The Reserve Bank of India (RBI) on Thursday reduced its annual economic growth forecast to 5 per cent, from 6.1 per cent it predicted in October.
In its December 2018 meet, the monetary policy committee (MPC) had predicted that gross domestic product (GDP) would grow at 7.5 per cent in FY20. This indicates an admission of the severity of the current economic slowdown by the central bank.
But more importantly, Governor Shaktikanta Das indicated that the onus to arrest the slowdown lies in the fiscal policy and that the “government may initiate some more counter-cyclical fiscal and other measures to arrest the slowdown”.
The MPC said rising inflation and incomplete transmission prompted it to “pause” before any further rate cut. But it said forces driving up inflation “appear to be transient” due to unseasonal rains and damage to the standing kharif crop.
The committee revised the consumer price index (CPI) inflation projection upwards to remain between 5.1 and 4.7 per cent for the period from October 2019 to April 2020; a range higher than the 4.6 per cent seen in the former.
CPI inflation, however, would moderate below the medium-term target of 4 per cent by September of 2020, the governor’s statement said.
Urban food inflation touched 10 per cent in October, raising alarms. Rural inflation, too, rose beyond the upper bound of 6 per cent. However, DK Joshi, chief economist at CRISIL, said it was mostly due to favourable base effect. “Food inflation was near zero last year.”
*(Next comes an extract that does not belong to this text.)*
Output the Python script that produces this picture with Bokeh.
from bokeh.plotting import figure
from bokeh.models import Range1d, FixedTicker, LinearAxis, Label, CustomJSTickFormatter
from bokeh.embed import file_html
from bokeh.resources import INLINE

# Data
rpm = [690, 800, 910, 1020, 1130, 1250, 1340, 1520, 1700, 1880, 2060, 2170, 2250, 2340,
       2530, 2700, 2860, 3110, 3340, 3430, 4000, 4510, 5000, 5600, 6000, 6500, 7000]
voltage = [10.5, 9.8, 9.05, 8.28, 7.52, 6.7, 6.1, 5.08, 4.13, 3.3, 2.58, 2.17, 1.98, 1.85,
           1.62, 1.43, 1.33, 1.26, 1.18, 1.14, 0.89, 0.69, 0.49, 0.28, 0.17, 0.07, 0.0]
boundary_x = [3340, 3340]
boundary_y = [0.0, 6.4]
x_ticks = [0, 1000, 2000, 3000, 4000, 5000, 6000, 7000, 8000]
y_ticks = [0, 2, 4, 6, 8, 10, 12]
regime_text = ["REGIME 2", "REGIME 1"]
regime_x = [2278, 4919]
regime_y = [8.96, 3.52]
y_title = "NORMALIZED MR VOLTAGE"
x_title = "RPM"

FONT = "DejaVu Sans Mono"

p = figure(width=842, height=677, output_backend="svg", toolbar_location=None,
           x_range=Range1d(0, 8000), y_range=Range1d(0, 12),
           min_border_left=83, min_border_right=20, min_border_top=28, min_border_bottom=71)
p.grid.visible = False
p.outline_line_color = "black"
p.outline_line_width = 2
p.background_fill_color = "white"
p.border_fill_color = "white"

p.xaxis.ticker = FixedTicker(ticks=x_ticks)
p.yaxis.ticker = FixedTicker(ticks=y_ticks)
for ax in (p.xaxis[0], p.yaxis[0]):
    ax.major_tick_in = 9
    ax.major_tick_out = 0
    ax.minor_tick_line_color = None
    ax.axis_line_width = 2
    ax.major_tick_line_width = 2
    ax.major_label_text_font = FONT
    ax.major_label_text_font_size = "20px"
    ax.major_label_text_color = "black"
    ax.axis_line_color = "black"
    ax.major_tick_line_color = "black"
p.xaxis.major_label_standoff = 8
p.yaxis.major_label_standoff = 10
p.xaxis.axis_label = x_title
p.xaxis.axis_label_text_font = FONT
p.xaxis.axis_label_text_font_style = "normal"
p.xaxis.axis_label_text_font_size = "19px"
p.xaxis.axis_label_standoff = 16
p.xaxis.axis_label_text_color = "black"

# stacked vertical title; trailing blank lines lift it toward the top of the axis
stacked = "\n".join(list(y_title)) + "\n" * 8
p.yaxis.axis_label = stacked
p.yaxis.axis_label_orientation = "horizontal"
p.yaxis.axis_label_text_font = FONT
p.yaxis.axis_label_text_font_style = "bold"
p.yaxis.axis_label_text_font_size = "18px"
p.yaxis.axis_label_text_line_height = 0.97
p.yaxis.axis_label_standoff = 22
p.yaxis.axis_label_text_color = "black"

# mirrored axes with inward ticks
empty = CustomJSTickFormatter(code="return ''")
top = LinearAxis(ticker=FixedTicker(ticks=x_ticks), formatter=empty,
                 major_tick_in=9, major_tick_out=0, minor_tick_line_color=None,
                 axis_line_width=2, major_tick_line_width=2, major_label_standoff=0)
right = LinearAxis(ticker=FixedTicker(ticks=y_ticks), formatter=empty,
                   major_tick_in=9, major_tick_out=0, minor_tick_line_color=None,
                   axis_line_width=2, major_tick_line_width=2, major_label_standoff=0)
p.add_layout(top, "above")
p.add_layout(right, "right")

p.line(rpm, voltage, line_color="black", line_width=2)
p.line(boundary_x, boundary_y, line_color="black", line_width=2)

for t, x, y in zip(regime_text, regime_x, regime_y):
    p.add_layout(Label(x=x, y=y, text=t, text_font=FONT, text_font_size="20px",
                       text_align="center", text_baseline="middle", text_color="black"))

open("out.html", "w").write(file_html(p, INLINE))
“It is difficult food inflation. For example, the current rise is largely due to disruption in supply of vegetables,” he said.
About the possible revival in growth, the central bank said there were indications that signaled an upturn in capex cycle, visible in the financial statements of 1,539 listed companies, after the corporate tax cuts were announced.
“Funds mobilised by these corporates during the first half of the current fiscal year were mainly used for fixed assets formation and deleveraging or reduced borrowing,” said Das’ statement. “The preference for fixed assets is noticeable.”
Experts voiced concerns on growth, and broadly highlighted the importance of coordination between fiscal and monetary policy.
“It is time the fiscal policy played the expansionary role, and the monetary policy observed and controlled the subsequent inflationary situation,” former chief statistician Pronab Sen said.
Though conventionally fiscal expansion crowds out private investment, it does not hold when private investment is not happening at all, he said. “Crowding out happens when there is excess investment demand, not in the current situation.”
Sonal Varma, chief economist at Nomura, said green shoots do not appear to be genuine. “We expect growth to disappoint both in FY20 (Nomura estimate of 4.9 per cent) and FY21 (6.1 per cent).”
Varma expects a possible counter-cyclical fiscal policy response from the government in the Union Budget. Enhanced government funding and release of stuck projects can help assuage growth concerns, Sen said.
On inflation, experts were divided on what the “pause” means. “As of now, we do not see a rationale for a rate cut in February policy based on the current thought process of the MPC,” said Suvodeep Rakshit, senior economist at Kotak Securities.
Household expectations of inflation, however, rose to 8.2 per cent for the three-month as well as the one-year-ahead horizon, the central bank’s survey found.